-- start DATASET CONTENT --
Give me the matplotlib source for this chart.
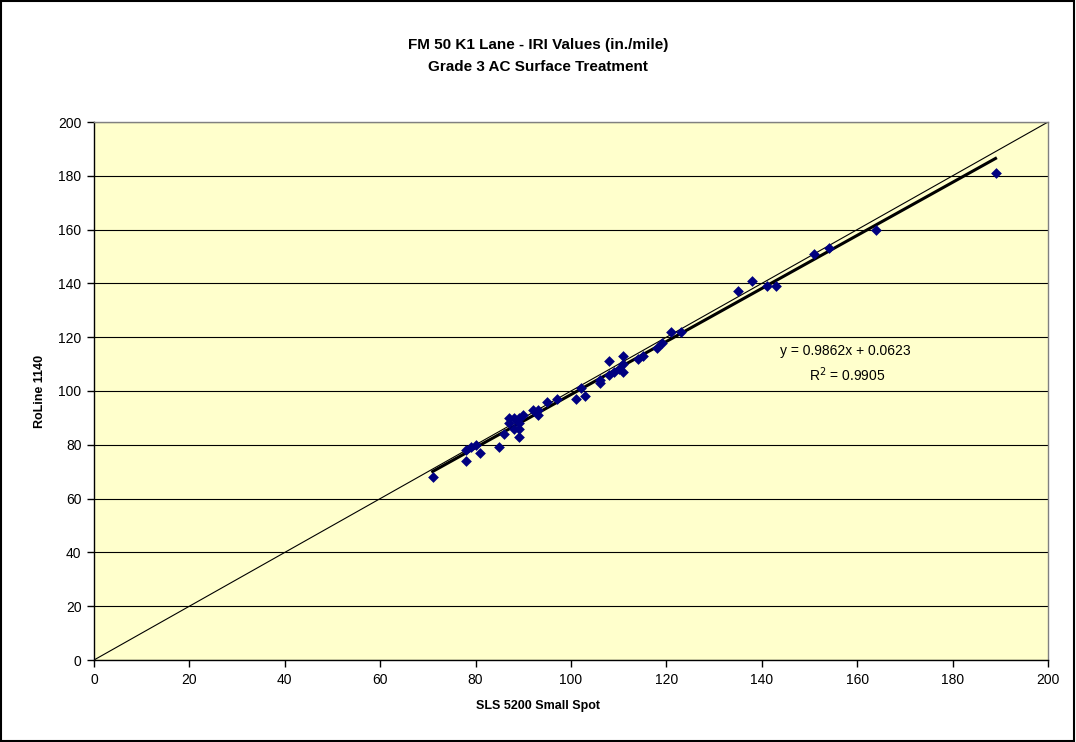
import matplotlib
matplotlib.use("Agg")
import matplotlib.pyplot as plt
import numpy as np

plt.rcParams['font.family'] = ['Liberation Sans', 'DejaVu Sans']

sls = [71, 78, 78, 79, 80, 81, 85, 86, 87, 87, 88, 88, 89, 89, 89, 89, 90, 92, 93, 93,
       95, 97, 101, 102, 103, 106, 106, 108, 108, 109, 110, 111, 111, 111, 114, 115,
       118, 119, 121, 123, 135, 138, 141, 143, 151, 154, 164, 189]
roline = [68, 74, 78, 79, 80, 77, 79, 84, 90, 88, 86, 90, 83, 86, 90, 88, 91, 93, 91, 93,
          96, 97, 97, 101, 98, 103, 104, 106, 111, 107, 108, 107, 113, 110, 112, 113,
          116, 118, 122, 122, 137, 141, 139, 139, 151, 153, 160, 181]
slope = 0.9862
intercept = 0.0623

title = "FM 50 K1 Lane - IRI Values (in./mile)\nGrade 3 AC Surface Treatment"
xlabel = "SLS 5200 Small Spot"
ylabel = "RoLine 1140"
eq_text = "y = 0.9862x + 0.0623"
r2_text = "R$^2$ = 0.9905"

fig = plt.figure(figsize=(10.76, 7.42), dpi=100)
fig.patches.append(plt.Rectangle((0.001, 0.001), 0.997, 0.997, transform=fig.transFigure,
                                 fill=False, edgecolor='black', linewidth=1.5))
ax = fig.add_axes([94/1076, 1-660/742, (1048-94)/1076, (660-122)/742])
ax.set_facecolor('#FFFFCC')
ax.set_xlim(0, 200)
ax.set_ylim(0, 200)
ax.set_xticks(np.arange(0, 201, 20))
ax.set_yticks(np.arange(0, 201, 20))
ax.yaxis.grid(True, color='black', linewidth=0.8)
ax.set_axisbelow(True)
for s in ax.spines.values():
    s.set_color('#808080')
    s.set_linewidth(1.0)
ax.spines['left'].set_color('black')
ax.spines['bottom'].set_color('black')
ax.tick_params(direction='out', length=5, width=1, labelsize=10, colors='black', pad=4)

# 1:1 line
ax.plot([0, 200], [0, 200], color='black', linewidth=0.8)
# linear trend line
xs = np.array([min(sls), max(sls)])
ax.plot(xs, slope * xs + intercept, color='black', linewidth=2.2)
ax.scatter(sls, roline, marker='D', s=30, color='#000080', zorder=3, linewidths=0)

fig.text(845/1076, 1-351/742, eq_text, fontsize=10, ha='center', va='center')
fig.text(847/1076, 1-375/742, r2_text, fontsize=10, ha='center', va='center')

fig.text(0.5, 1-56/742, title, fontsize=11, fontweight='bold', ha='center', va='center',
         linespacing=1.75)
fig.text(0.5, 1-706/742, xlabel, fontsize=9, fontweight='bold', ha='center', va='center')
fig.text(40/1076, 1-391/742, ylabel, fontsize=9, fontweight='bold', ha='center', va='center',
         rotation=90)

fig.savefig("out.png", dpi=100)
-- end DATASET CONTENT --
__AIM OF THE TASK__
Transcribe the material exactly, leaving every picture out.

__RESPONSE TO THE TASK__
Give me the matplotlib source for this chart.
import matplotlib
matplotlib.use("Agg")
import matplotlib.pyplot as plt
import numpy as np

plt.rcParams['font.family'] = ['Liberation Sans', 'DejaVu Sans']

sls = [71, 78, 78, 79, 80, 81, 85, 86, 87, 87, 88, 88, 89, 89, 89, 89, 90, 92, 93, 93,
       95, 97, 101, 102, 103, 106, 106, 108, 108, 109, 110, 111, 111, 111, 114, 115,
       118, 119, 121, 123, 135, 138, 141, 143, 151, 154, 164, 189]
roline = [68, 74, 78, 79, 80, 77, 79, 84, 90, 88, 86, 90, 83, 86, 90, 88, 91, 93, 91, 93,
          96, 97, 97, 101, 98, 103, 104, 106, 111, 107, 108, 107, 113, 110, 112, 113,
          116, 118, 122, 122, 137, 141, 139, 139, 151, 153, 160, 181]
slope = 0.9862
intercept = 0.0623

title = "FM 50 K1 Lane - IRI Values (in./mile)\nGrade 3 AC Surface Treatment"
xlabel = "SLS 5200 Small Spot"
ylabel = "RoLine 1140"
eq_text = "y = 0.9862x + 0.0623"
r2_text = "R$^2$ = 0.9905"

fig = plt.figure(figsize=(10.76, 7.42), dpi=100)
fig.patches.append(plt.Rectangle((0.001, 0.001), 0.997, 0.997, transform=fig.transFigure,
                                 fill=False, edgecolor='black', linewidth=1.5))
ax = fig.add_axes([94/1076, 1-660/742, (1048-94)/1076, (660-122)/742])
ax.set_facecolor('#FFFFCC')
ax.set_xlim(0, 200)
ax.set_ylim(0, 200)
ax.set_xticks(np.arange(0, 201, 20))
ax.set_yticks(np.arange(0, 201, 20))
ax.yaxis.grid(True, color='black', linewidth=0.8)
ax.set_axisbelow(True)
for s in ax.spines.values():
    s.set_color('#808080')
    s.set_linewidth(1.0)
ax.spines['left'].set_color('black')
ax.spines['bottom'].set_color('black')
ax.tick_params(direction='out', length=5, width=1, labelsize=10, colors='black', pad=4)

# 1:1 line
ax.plot([0, 200], [0, 200], color='black', linewidth=0.8)
# linear trend line
xs = np.array([min(sls), max(sls)])
ax.plot(xs, slope * xs + intercept, color='black', linewidth=2.2)
ax.scatter(sls, roline, marker='D', s=30, color='#000080', zorder=3, linewidths=0)

fig.text(845/1076, 1-351/742, eq_text, fontsize=10, ha='center', va='center')
fig.text(847/1076, 1-375/742, r2_text, fontsize=10, ha='center', va='center')

fig.text(0.5, 1-56/742, title, fontsize=11, fontweight='bold', ha='center', va='center',
         linespacing=1.75)
fig.text(0.5, 1-706/742, xlabel, fontsize=9, fontweight='bold', ha='center', va='center')
fig.text(40/1076, 1-391/742, ylabel, fontsize=9, fontweight='bold', ha='center', va='center',
         rotation=90)

fig.savefig("out.png", dpi=100)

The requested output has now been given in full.